Snacks consist of a vast array of foods that are consumed in small quantities as an appetiser between meals. These include, namkeen, potato chips, extruded snacks, popcorn, nut mixes, granola bars, biscuits, cakes and dried fruits, among others.

They are widely available in sweet, salted, sour and spicy flavours and include maise, potatoes, cereals, seeds, legumes, pulses and flour among other ingredients. Snacks are packaged in airtight containers or sealed packets to prevent contamination from moisture, grime, pollen and germs.

According to a report published by market research company IMARC Group, the Indian snacks market size was Rs 42,694.9 crore in 2024 and is expected to reach Rs 95,521.8 crore by 2032, exhibiting a growth rate (CAGR) of 9.08% during the forecast period.

Company Overview

Operational performance

Jay Kailash Namkeen Limited operates in both the B2B and B2C segments of the snack food market. With a strong manufacturing base, we initially catered to institutional buyers and other brands through bulk manufacturing.

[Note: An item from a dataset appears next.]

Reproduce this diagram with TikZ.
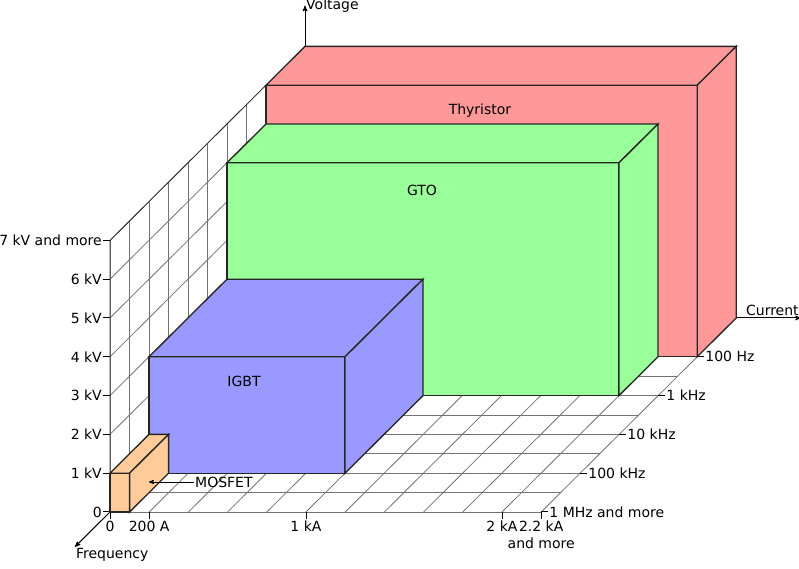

Since April 2022, we expanded into the consumer market under our own brand "Jai Kailash Namkeen", offering a diverse range of traditional Indian snacks, including namkeens, extruded products, and Chana Jor Namkeen.

Our operations span across key Indian states such as Gujarat, Bihar, Chhattisgarh, Madhya Pradesh, Maharashtra, Rajasthan, Telangana, and Uttar Pradesh.

Financial Performance

The Company has reached a turnover of Rs. 1502.42 Lakhs from the second year of its incorporation even under the conditions of uncertain prices of raw material and heavy competition and market situation worldwide.

• The Company recorded steady revenue growth during FY 2024-25, supported by expansion in B2C sales and diversification of product offerings.

• Profitability improved due to better cost control, increased operational efficiency, and a higher share of branded product sales.

• Investments were made in upgrading packaging infrastructure, strengthening distribution networks, and brand promotion activities.

Opportunities and Growth Drivers

Expanding B2C Reach: Increased focus on branded products opens opportunities to expand into new retail markets and geographies.

Consumer Trends: Rising health consciousness and demand for hygienically packed snacks align with our offerings.

E-commerce & D2C: Digital platforms offer new sales channels to reach younger, urban consumers.

Export Potential: Traditional Indian snacks have strong demand in overseas markets, providing export potential.

Challenges and Risks

Raw Material Volatility: Fluctuations in the prices of ingredients like pulses, oils, and spices can impact margins.

Competition: The snack food segment is highly competitive with both organized and unorganized players.

Distribution Costs: Expanding into remote markets may lead to increased logistics and warehousing expenses.

Regulatory Compliance: Any changes in food safety regulations or tax structures may require operational adjustments.

Internal Controls and Risk Management

The Company has implemented robust internal control systems to ensure accurate financial reporting, regulatory compliance, and operational efficiency. Periodic internal audits, quality checks, and SOP reviews are conducted to mitigate risks and enhance transparency.

Outlook for FY 2025-26

Looking ahead, Jay Kailash Namkeen Limited aims to:

• Strengthen its brand presence through increased marketing and retail penetration.

• Expand product portfolio with innovative and regionally relevant offerings.

• Explore new domestic markets through strategic partnerships and distribution alliances.

• Continue investing in capacity building, automation, and packaging innovations to improve productivity and reduce costs.

The Company remains committed to creating sustainable value for all stakeholders by maintaining high standards of quality, operational excellence, and ethical business practices.